On 2013/08/04 11:30 PM, "linux freaker" <linuxfreaker(a)gmail.com> wrote:
I ran hadoop over lustre with 1 Namenode and 3 datanode running on
Lustre
client. Here is my findings:
Scenerio1: 1 MDS, 2 OSS/OST, 3 Lustre Clients (1 NameNode and 2
DataNode), Stripping : -1, Dataset: 18GB, Reducer: 20
Time taken: 59 min. 52 sec
Scenerio2: 1 MDS, 2 OSS/OST, 3 Lustre Clients (1 NameNode and 2
DataNode), Stripping
: -1, Dataset: 18GB, Reducer:30
Time Taken: 1 Hour . 5min
Ques: Did the time interval increase due to increase in reducer?
Since you have parallelism in the clients, you probably shouldn't be using
striping = -1, but the default striping = 1.

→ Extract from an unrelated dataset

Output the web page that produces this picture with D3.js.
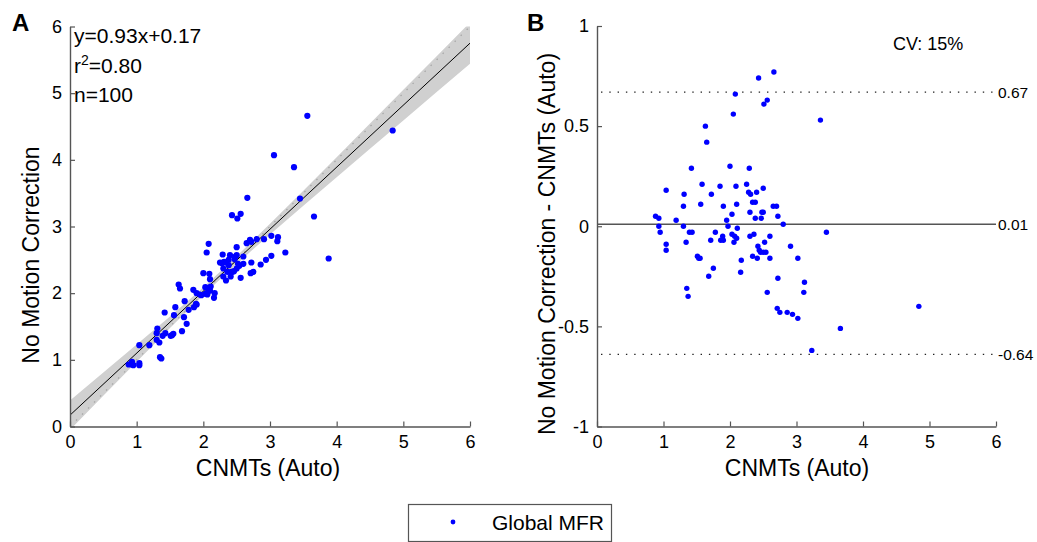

I have been using Ethernet. How much time(guess) will it take if I go
for
Infiniband?
This is totally workload dependent. For Lustre metadata operations, IB
can be 5-10x faster, less so for IO operations. We'd be interested to
hear what kind of improvement you get for your Hadoop workload.
Cheers, Andreas
--
Andreas Dilger
Lustre Software Architect
Intel High Performance Data Division